Items listed in a dataset
::::::::::

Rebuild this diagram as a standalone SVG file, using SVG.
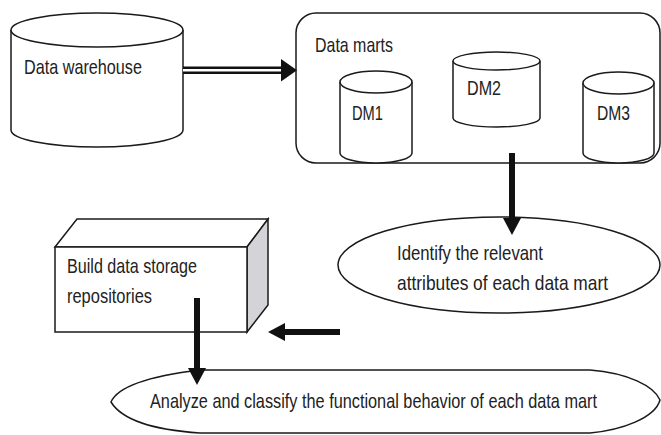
<svg xmlns="http://www.w3.org/2000/svg" width="661" height="435" viewBox="0 0 661 435">
<defs>
<style>
.shape{fill:#fff;stroke:#1a1a1a;stroke-width:1.5}
.side{fill:#d4d4d8;stroke:#1a1a1a;stroke-width:1.5}
.lbl{font-family:"Liberation Sans",Arial,sans-serif;font-size:20.5px;fill:#222}
.conn{stroke:#111;stroke-width:6;fill:none}
</style>
<marker id="ah" markerUnits="userSpaceOnUse" viewBox="0 0 17 18" refX="0" refY="9" markerWidth="17" markerHeight="18" orient="auto">
<path d="M0,0 L17,9 L0,18 Z" fill="#111"/>
</marker>
</defs>
<rect width="661" height="435" fill="#fff"/>

<g id="data-warehouse">
<path class="shape" d="M11,30 L11,130 A86,17 0 0 0 183,130 L183,30"/>
<ellipse class="shape" cx="97" cy="30" rx="86" ry="17"/>
<text class="lbl" transform="translate(24,74) scale(0.8,1)" textLength="147.5" lengthAdjust="spacingAndGlyphs">Data warehouse</text>
</g>

<g id="data-marts">
<rect class="shape" x="296" y="13" width="364" height="150" rx="20" ry="20"/>
<text class="lbl" transform="translate(315,52) scale(0.8,1)" textLength="97.5" lengthAdjust="spacingAndGlyphs">Data marts</text>
</g>

<g id="dm1">
<path class="shape" d="M340,82 L340,153 A36,10 0 0 0 412,153 L412,82"/>
<ellipse class="shape" cx="376" cy="82" rx="36" ry="11"/>
<text class="lbl" transform="translate(352,120) scale(0.8,1)" textLength="38.75" lengthAdjust="spacingAndGlyphs">DM1</text>
</g>

<g id="dm2">
<path class="shape" d="M453,61 L453,118 A43.5,9 0 0 0 540,118 L540,61"/>
<ellipse class="shape" cx="496.5" cy="61" rx="43.5" ry="9"/>
<text class="lbl" transform="translate(467,95) scale(0.8,1)" textLength="42.5" lengthAdjust="spacingAndGlyphs">DM2</text>
</g>

<g id="dm3">
<path class="shape" d="M583,83 L583,153 A35.5,10 0 0 0 654,153 L654,83"/>
<ellipse class="shape" cx="618.5" cy="83" rx="35.5" ry="11"/>
<text class="lbl" transform="translate(597,120) scale(0.8,1)" textLength="41.25" lengthAdjust="spacingAndGlyphs">DM3</text>
</g>

<g id="identify">
<ellipse class="shape" cx="499" cy="265" rx="161" ry="48"/>
<text class="lbl" transform="translate(397,260) scale(0.8,1)" textLength="182.5" lengthAdjust="spacingAndGlyphs">Identify the relevant</text>
<text class="lbl" transform="translate(397,290) scale(0.8,1)" textLength="263.75" lengthAdjust="spacingAndGlyphs">attributes of each data mart</text>
</g>

<g id="build">
<polygon class="shape" points="55,247 77,219 268,219 247,247"/>
<polygon class="side" points="247,247 268,219 268,305 247,332"/>
<rect class="shape" x="55" y="247" width="192" height="85"/>
<text class="lbl" transform="translate(67,273) scale(0.8,1)" textLength="162.5" lengthAdjust="spacingAndGlyphs">Build data storage</text>
<text class="lbl" transform="translate(67,303) scale(0.8,1)" textLength="106.25" lengthAdjust="spacingAndGlyphs">repositories</text>
</g>

<g id="analyze">
<path class="shape" d="M200,370 L590,370 C628,373 654,386 660,400 C655,418 622,430 590,433 L200,433 C155,430 122,420 111,402 C118,386 150,376 200,370 Z"/>
<text class="lbl" transform="translate(150,408) scale(0.8,1)" textLength="558.75" lengthAdjust="spacingAndGlyphs">Analyze and classify the functional behavior of each data mart</text>
</g>

<g id="connectors">
<line x1="183" y1="70.3" x2="283" y2="70.3" stroke="#111" stroke-width="7.5"/>
<line x1="183" y1="70.3" x2="283" y2="70.3" stroke="#fff" stroke-width="2.5"/>
<polygon points="281,59 297,70.3 281,81.5" fill="#111"/>
<line class="conn" x1="512" y1="153" x2="512" y2="218" marker-end="url(#ah)"/>
<line class="conn" x1="340" y1="332" x2="285" y2="332" marker-end="url(#ah)"/>
<line class="conn" x1="197" y1="298" x2="197" y2="368" marker-end="url(#ah)"/>
</g>
</svg>
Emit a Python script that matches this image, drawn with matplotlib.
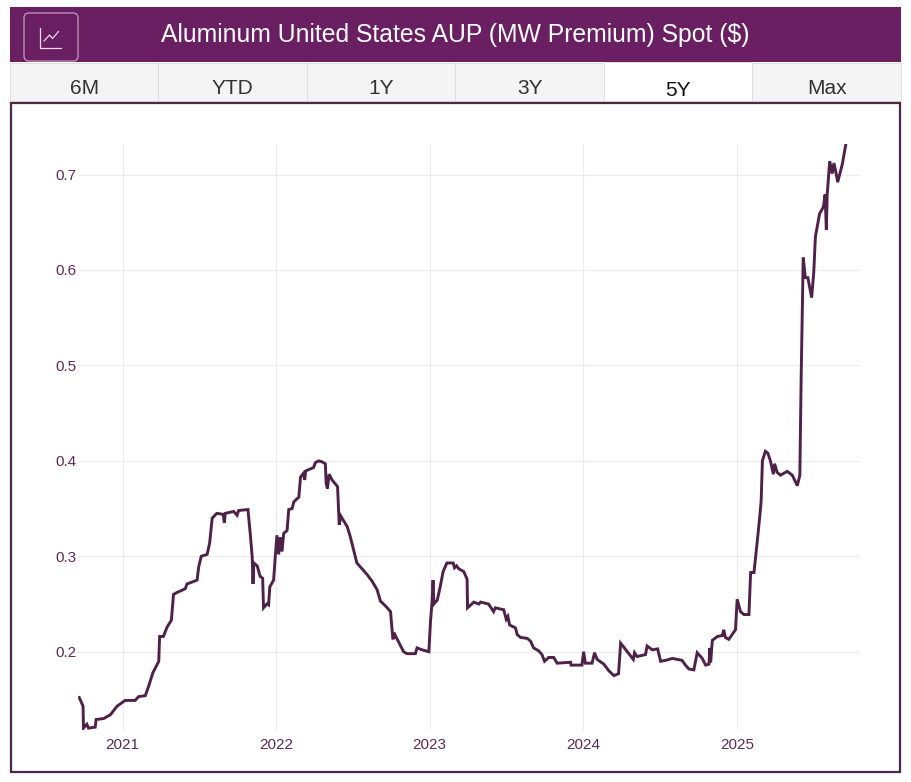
import pandas as pd
import matplotlib.pyplot as plt
from matplotlib.patches import Rectangle, FancyBboxPatch

plt.rcParams['font.family'] = ['Liberation Sans', 'DejaVu Sans']

title = 'Aluminum United States AUP (MW Premium) Spot ($)'
tabs = ['6M', 'YTD', '1Y', '3Y', '5Y', 'Max']
active_tab = '5Y'

dates = [
    '2020-09-20', '2020-09-29', '2020-09-30', '2020-10-08', '2020-10-12', '2020-10-28',
    '2020-10-30', '2020-11-17', '2020-12-03', '2020-12-19', '2021-01-07', '2021-01-31',
    '2021-02-08', '2021-02-24', '2021-03-04', '2021-03-14', '2021-03-28', '2021-03-30',
    '2021-04-08', '2021-04-17', '2021-04-27', '2021-05-02', '2021-05-10', '2021-05-30',
    '2021-06-03', '2021-06-27', '2021-07-01', '2021-07-07', '2021-07-21', '2021-07-27',
    '2021-08-02', '2021-08-13', '2021-08-28', '2021-08-31', '2021-09-02', '2021-09-22',
    '2021-09-30', '2021-10-04', '2021-10-26', '2021-11-01', '2021-11-05', '2021-11-07',
    '2021-11-09', '2021-11-17', '2021-11-24', '2021-11-30', '2021-12-02', '2021-12-10',
    '2021-12-14', '2021-12-17', '2021-12-26', '2021-12-30', '2022-01-03', '2022-01-07',
    '2022-01-11', '2022-01-15', '2022-01-19', '2022-01-27', '2022-01-31', '2022-02-08',
    '2022-02-12', '2022-02-24', '2022-02-28', '2022-03-07', '2022-03-10', '2022-03-12',
    '2022-03-15', '2022-03-31', '2022-04-04', '2022-04-12', '2022-04-20', '2022-04-28',
    '2022-04-30', '2022-05-03', '2022-05-07', '2022-05-14', '2022-05-27', '2022-05-31',
    '2022-06-04', '2022-06-19', '2022-06-26', '2022-07-04', '2022-07-12', '2022-07-24',
    '2022-08-05', '2022-08-17', '2022-08-29', '2022-09-06', '2022-09-18', '2022-09-30',
    '2022-10-04', '2022-10-06', '2022-10-08', '2022-10-16', '2022-10-31', '2022-11-08',
    '2022-11-28', '2022-12-02', '2022-12-14', '2022-12-30', '2023-01-03', '2023-01-07',
    '2023-01-09', '2023-01-11', '2023-01-19', '2023-01-26', '2023-02-02', '2023-02-11',
    '2023-02-26', '2023-03-01', '2023-03-06', '2023-03-11', '2023-03-23', '2023-03-31',
    '2023-04-01', '2023-04-16', '2023-04-28', '2023-05-02', '2023-05-21', '2023-06-02',
    '2023-06-06', '2023-06-26', '2023-07-02', '2023-07-06', '2023-07-10', '2023-07-24',
    '2023-07-28', '2023-08-05', '2023-08-21', '2023-08-29', '2023-09-05', '2023-09-17',
    '2023-09-25', '2023-10-01', '2023-10-11', '2023-10-23', '2023-10-31', '2023-12-02',
    '2023-12-03', '2023-12-29', '2024-01-02', '2024-01-06', '2024-01-22', '2024-01-28',
    '2024-02-03', '2024-02-19', '2024-03-02', '2024-03-14', '2024-03-25', '2024-03-30',
    '2024-04-06', '2024-04-18', '2024-04-29', '2024-05-02', '2024-05-08', '2024-05-28',
    '2024-06-01', '2024-06-13', '2024-06-26', '2024-07-03', '2024-07-15', '2024-07-31',
    '2024-08-23', '2024-08-31', '2024-09-08', '2024-09-20', '2024-09-28', '2024-10-10',
    '2024-10-18', '2024-10-26', '2024-10-28', '2024-10-30', '2024-11-03', '2024-11-15',
    '2024-11-27', '2024-11-30', '2024-12-04', '2024-12-12', '2024-12-28', '2025-01-01',
    '2025-01-09', '2025-01-17', '2025-01-29', '2025-02-02', '2025-02-10', '2025-02-16',
    '2025-02-19', '2025-02-24', '2025-02-27', '2025-03-02', '2025-03-09', '2025-03-15',
    '2025-03-21', '2025-03-28', '2025-03-31', '2025-04-06', '2025-04-14', '2025-04-30',
    '2025-05-12', '2025-05-24', '2025-05-30', '2025-06-02', '2025-06-07', '2025-06-12',
    '2025-06-18', '2025-06-27', '2025-07-02', '2025-07-06', '2025-07-16', '2025-07-25',
    '2025-07-29', '2025-08-01', '2025-08-03', '2025-08-09', '2025-08-15', '2025-08-19',
    '2025-08-23', '2025-08-28', '2025-09-08', '2025-09-16',
]
values = [
    0.152, 0.143, 0.120, 0.124, 0.120, 0.121,
    0.129, 0.130, 0.134, 0.143, 0.149, 0.149,
    0.153, 0.154, 0.164, 0.178, 0.190, 0.216,
    0.216, 0.226, 0.233, 0.260, 0.262, 0.266,
    0.271, 0.275, 0.289, 0.300, 0.302, 0.314,
    0.340, 0.345, 0.344, 0.335, 0.345, 0.347,
    0.343, 0.348, 0.349, 0.321, 0.300, 0.271,
    0.293, 0.290, 0.279, 0.277, 0.246, 0.250,
    0.249, 0.268, 0.275, 0.300, 0.322, 0.302,
    0.320, 0.305, 0.324, 0.327, 0.349, 0.350,
    0.357, 0.362, 0.383, 0.387, 0.380, 0.389,
    0.390, 0.393, 0.398, 0.400, 0.399, 0.397,
    0.376, 0.371, 0.386, 0.380, 0.373, 0.333,
    0.342, 0.331, 0.321, 0.307, 0.293, 0.287,
    0.281, 0.274, 0.265, 0.253, 0.248, 0.242,
    0.221, 0.213, 0.220, 0.213, 0.200, 0.198,
    0.198, 0.204, 0.202, 0.200, 0.232, 0.254,
    0.275, 0.250, 0.254, 0.268, 0.284, 0.293,
    0.293, 0.288, 0.290, 0.287, 0.284, 0.276,
    0.246, 0.252, 0.250, 0.252, 0.250, 0.242,
    0.246, 0.244, 0.234, 0.237, 0.228, 0.225,
    0.218, 0.215, 0.214, 0.211, 0.204, 0.201,
    0.197, 0.190, 0.194, 0.194, 0.188, 0.189,
    0.186, 0.186, 0.200, 0.188, 0.188, 0.199,
    0.192, 0.187, 0.180, 0.175, 0.177, 0.209,
    0.205, 0.198, 0.192, 0.199, 0.195, 0.197,
    0.206, 0.202, 0.203, 0.190, 0.191, 0.193,
    0.191, 0.186, 0.182, 0.181, 0.199, 0.193,
    0.186, 0.187, 0.204, 0.189, 0.212, 0.216,
    0.217, 0.223, 0.215, 0.213, 0.223, 0.255,
    0.242, 0.239, 0.239, 0.283, 0.283, 0.308,
    0.321, 0.343, 0.358, 0.400, 0.410, 0.408,
    0.400, 0.386, 0.397, 0.388, 0.385, 0.389,
    0.385, 0.374, 0.385, 0.484, 0.613, 0.592,
    0.592, 0.571, 0.597, 0.635, 0.659, 0.666,
    0.679, 0.642, 0.679, 0.714, 0.701, 0.712,
    0.704, 0.692, 0.711, 0.731,
]

y_ticks = [0.2, 0.3, 0.4, 0.5, 0.6, 0.7]
y_tick_labels = ['0.2', '0.3', '0.4', '0.5', '0.6', '0.7']
x_ticks = ['2021-01-01', '2022-01-01', '2023-01-01', '2024-01-01', '2025-01-01']
x_tick_labels = ['2021', '2022', '2023', '2024', '2025']

purple = '#6b1f63'
line_color = '#4e2248'
text_purple = '#5b2b55'
frame_color = '#4d2647'

W, H = 912, 782
fig = plt.figure(figsize=(W / 100, H / 100), dpi=100)

# background layer in pixel coordinates for header, tabs and frame
bg = fig.add_axes([0, 0, 1, 1])
bg.set_xlim(0, W)
bg.set_ylim(H, 0)
bg.axis('off')

bg.add_patch(Rectangle((10, 7), 891, 55, facecolor=purple, edgecolor='none'))
bg.add_patch(FancyBboxPatch((24, 13), 54, 48, boxstyle='round,pad=0,rounding_size=5',
                            facecolor=purple, edgecolor='#c79bc1', lw=0.9))
bg.plot([40.5, 40.5, 61], [28, 48, 48], color='#eedbeb', lw=0.9)
bg.plot([44, 49.5, 52.5, 58.5], [41, 35, 38.5, 31.5], color='#eedbeb', lw=0.9)
bg.text(455.5, 35, title, color='white', fontsize=17.8, ha='center', va='center')

tab_w = 891 / len(tabs)
for i, name in enumerate(tabs):
    x0 = 10 + i * tab_w
    active = name == active_tab
    bg.add_patch(Rectangle((x0, 62 if active else 63), tab_w, 39 if active else 38,
                           facecolor='white' if active else '#f4f4f4',
                           edgecolor='#dcdcdc', lw=0.6))
    bg.text(x0 + tab_w / 2, 90 if active else 88, name, fontsize=15,
            color='#111111' if active else '#333333', ha='center', va='center')

bg.add_patch(Rectangle((11, 103), 889, 669, facecolor='none', edgecolor=frame_color, lw=1.6))

# chart
ax = fig.add_axes([78 / W, 1 - 730 / H, 782 / W, 586 / H])
ax.set_facecolor('none')
ax.plot(pd.to_datetime(dates), values, color=line_color, lw=2.1, solid_joinstyle='miter')
ax.set_xlim(pd.Timestamp('2020-09-17'), pd.Timestamp('2025-10-20'))
ax.set_ylim(0.118, 0.732)
ax.set_yticks(y_ticks)
ax.set_yticklabels(y_tick_labels)
ax.set_xticks(pd.to_datetime(x_ticks))
ax.set_xticklabels(x_tick_labels)
ax.grid(True, color='#ebebeb', lw=0.8)
ax.set_axisbelow(True)
for s in ax.spines.values():
    s.set_visible(False)
ax.tick_params(axis='both', length=0, labelsize=11, labelcolor=text_purple)
ax.tick_params(axis='y', pad=1)
ax.tick_params(axis='x', pad=6)

fig.savefig('out.png', dpi=100)
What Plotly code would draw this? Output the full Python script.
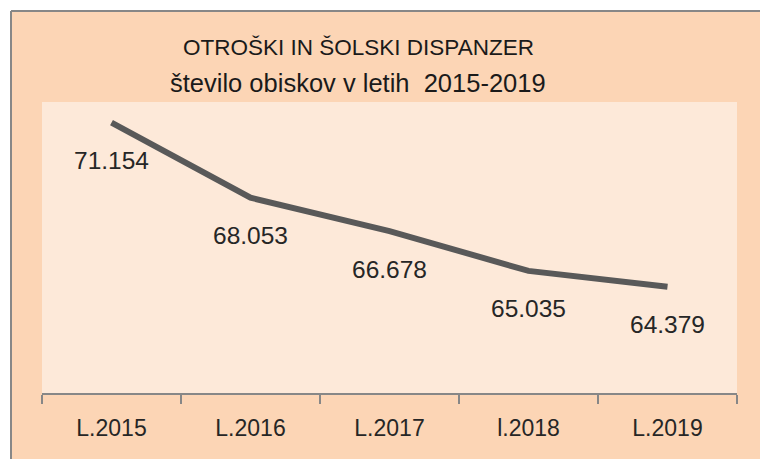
import plotly.graph_objects as go

categories = ["L.2015", "L.2016", "L.2017", "l.2018", "L.2019"]
visits = [71154, 68053, 66678, 65035, 64379]
value_labels = ["71.154", "68.053", "66.678", "65.035", "64.379"]
title_line1 = "OTROŠKI IN ŠOLSKI DISPANZER"
title_line2 = "število obiskov v letih\u00a0\u00a02015-2019"

W, H = 760, 459
plot_left, plot_right, plot_top, plot_bottom = 42, 737, 102, 393
ml = plot_left
mt = plot_top
mr = W - plot_right
mb = H - plot_bottom
pw = plot_right - plot_left
ph = plot_bottom - plot_top

def px_to_paper_x(px):
    return (px - plot_left) / pw

def px_to_paper_y(py):
    return (plot_bottom - py) / ph

font_family = "Liberation Sans, Arial, sans-serif"

fig = go.Figure()
fig.add_trace(go.Scatter(
    x=categories, y=visits, mode="lines",
    line=dict(color="#595959", width=6),
    hoverinfo="skip", showlegend=False,
))

annotations = []
for c, v, lab in zip(categories, visits, value_labels):
    annotations.append(dict(
        x=c, y=v, xref="x", yref="y", text=lab, showarrow=False,
        yshift=-38, font=dict(family=font_family, size=24.5, color="#262626"),
    ))
annotations.append(dict(
    x=px_to_paper_x(358), y=px_to_paper_y(47), xref="paper", yref="paper",
    text=title_line1, showarrow=False, xanchor="center", yanchor="middle",
    font=dict(family=font_family, size=22.5, color="#1a1a1a"),
))
annotations.append(dict(
    x=px_to_paper_x(358), y=px_to_paper_y(83), xref="paper", yref="paper",
    text=title_line2, showarrow=False, xanchor="center", yanchor="middle",
    font=dict(family=font_family, size=25.5, color="#1a1a1a"),
))

x_left = px_to_paper_x(11)
x_far = px_to_paper_x(800)
y_top = px_to_paper_y(11)
y_far = px_to_paper_y(500)
shapes = [
    dict(type="rect", xref="paper", yref="paper", layer="below",
         x0=x_left, x1=x_far, y0=y_far, y1=y_top,
         fillcolor="#FCD5B5", line=dict(width=0)),
    dict(type="line", xref="paper", yref="paper", layer="below",
         x0=x_left, x1=x_far, y0=y_top, y1=y_top,
         line=dict(color="#878787", width=2)),
    dict(type="line", xref="paper", yref="paper", layer="below",
         x0=x_left, x1=x_left, y0=y_far, y1=y_top,
         line=dict(color="#878787", width=2)),
    dict(type="rect", xref="paper", yref="paper", layer="below",
         x0=0, x1=1, y0=0, y1=1,
         fillcolor="#FDE9D9", line=dict(width=0)),
]

fig.update_layout(
    width=W, height=H,
    margin=dict(l=ml, r=mr, t=mt, b=mb, pad=0),
    paper_bgcolor="white",
    plot_bgcolor="rgba(0,0,0,0)",
    annotations=annotations,
    shapes=shapes,
    xaxis=dict(
        type="category", range=[-0.5, 4.5], tickson="boundaries",
        ticks="outside", ticklen=9, tickwidth=2, tickcolor="#878787",
        showline=True, linecolor="#878787", linewidth=2,
        showgrid=False, zeroline=False, fixedrange=True,
        ticklabelstandoff=13,
        tickfont=dict(family=font_family, size=23, color="#262626"),
    ),
    yaxis=dict(range=[60000, 72000], visible=False, showgrid=False, fixedrange=True),
)

fig.write_html(
    "out.html",
    config={"displayModeBar": False},
    post_script="document.body.style.margin='0';document.documentElement.style.overflow='hidden';document.body.style.overflow='hidden';",
)
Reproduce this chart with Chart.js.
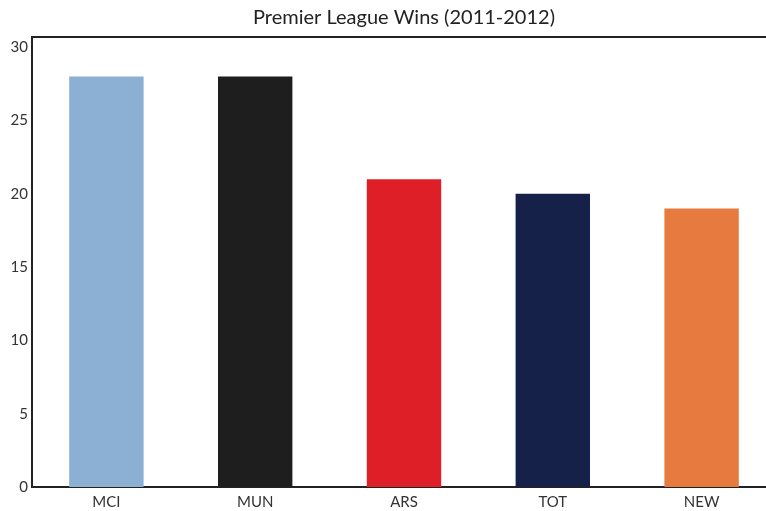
<!DOCTYPE html>
<html>
<head>
<meta charset="utf-8">
<script src="https://cdn.jsdelivr.net/npm/chart.js@4"></script>
<style>
  html, body { margin: 0; padding: 0; background: #fff; overflow: hidden; }
  #wrap { width: 776px; height: 511px; }
</style>
</head>
<body>
<div id="wrap"><canvas id="chart"></canvas></div>
<script>
const teams = ["MCI", "MUN", "ARS", "TOT", "NEW"];
const wins = [28, 28, 21, 20, 19];
const teamColors = ["#8cafd4", "#1e1e1e", "#df1f27", "#16214a", "#e77a3e"];
const yTicks = [0, 5, 10, 15, 20, 25, 30];

// top frame line of the plot area
const topLine = {
  id: "topLine",
  afterDraw(chart) {
    const { ctx, chartArea } = chart;
    ctx.save();
    ctx.strokeStyle = "#222";
    ctx.lineWidth = 2;
    ctx.beginPath();
    ctx.moveTo(chartArea.left, chartArea.top);
    ctx.lineTo(chartArea.right + 10, chartArea.top);
    ctx.stroke();
    ctx.restore();
  }
};

new Chart(document.getElementById("chart"), {
  type: "bar",
  data: {
    labels: teams,
    datasets: [{
      label: "Wins",
      data: wins,
      backgroundColor: teamColors,
      borderWidth: 0,
      barPercentage: 0.5,
      categoryPercentage: 1.0
    }]
  },
  options: {
    responsive: true,
    maintainAspectRatio: false,
    animation: false,
    layout: { padding: 0 },
    plugins: {
      legend: { display: false },
      tooltip: { enabled: false },
      title: {
        display: true,
        fullSize: false,
        text: "Premier League Wins (2011-2012)",
        color: "#222",
        font: { family: "Lato", size: 20, weight: "normal" },
        padding: { top: 6, bottom: 7 }
      }
    },
    scales: {
      x: {
        grid: { display: false, drawTicks: false },
        border: { display: true, color: "#222", width: 2 },
        ticks: { color: "#333", font: { family: "Lato", size: 15 }, padding: 6 },
        afterFit(scale) { scale.height = 24; }
      },
      y: {
        min: 0,
        max: 30.7,
        grid: { display: false, drawTicks: false },
        border: { display: true, color: "#222", width: 2 },
        ticks: { color: "#333", font: { family: "Lato", size: 15 }, padding: 4 },
        afterBuildTicks(scale) { scale.ticks = yTicks.map(v => ({ value: v })); },
        afterFit(scale) { scale.width = 32; }
      }
    }
  },
  plugins: [topLine]
});
</script>
</body>
</html>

::::::::::

Given request: Any pictures should be left out. Reproduce every line from the one holding "What Plotly code" down to the one holding "import plotly.graph_objects as go", both of those lines included.

Written response:
What Plotly code would draw this? Output the full Python script.
import plotly.graph_objects as go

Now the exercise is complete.